Bolivia's prez open to autonomy for eastern states
By DAN KEANE – 1 day ago
LA PAZ, Bolivia (AP) — President Evo Morales offered Friday to include eastern provinces' autonomy demands in his proposed new constitution, raising hopes for a solution to Bolivia's bloody political crisis.
(left) Bolivia's Vice president Alvaro Garcia Linera, right, shakes hands with Jose Miguel Insulza, General Secretary of the Organization of American States, OAS, before a meeting at the presidential palace in La Paz, Friday, Sept. 19, 2008. Marathon closed-door talks between President Evo Morales and Bolivia's provincial governors ended early Friday with hope for a solution to the divided country's political crisis. (AP Photo/Juan Karita)
But the leftist leader and his adversaries in the conservative lowlands have been battling over greater local self-rule since Morales took office in 2006, and it is far from clear whether the president's offer will lead to an agreement.

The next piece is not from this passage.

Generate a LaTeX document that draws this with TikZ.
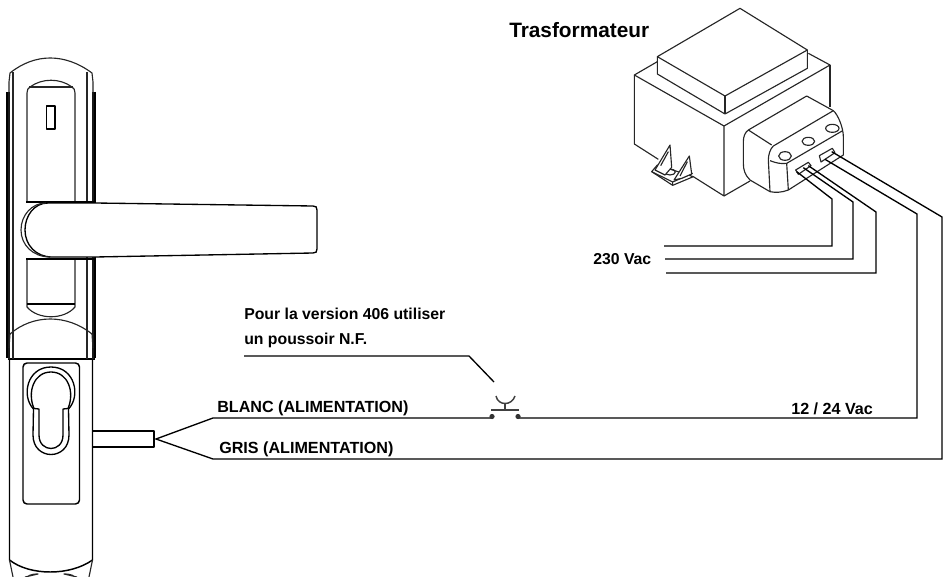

On Friday, the two sides discussed the autonomy question — a hot-button issue in Bolivia, whose feeble but heavily centralized government struggles to contain the country's deep racial, cultural and geographical divides.
Morales, riding high after winning 67 percent support in last month's recall election included surprising gains in the traditionally hostile lowland east, is now pushing for a national vote to approve a new constitution granting greater power to Bolivia's long-oppressed indigenous majority.
"Who knows, maybe it's a problem, maybe it's a crime to work on behalf of the forgotten," Morales said Friday during a brief visit to Panama. "But we will continue with the support of the Bolivian people and the international community."
Eastern provinces say the draft constitution does not address their demands for autonomy. The lowlands have long sought greater control over their region's natural gas revenues, and hope to shield their large agricultural holdings from redistribution under Morales' land reform.
Deadly protests swept the east last week as anti-Morales groups sacked goverment offices, seized gas pipelines and gunned down more than a dozen of the president's supporters.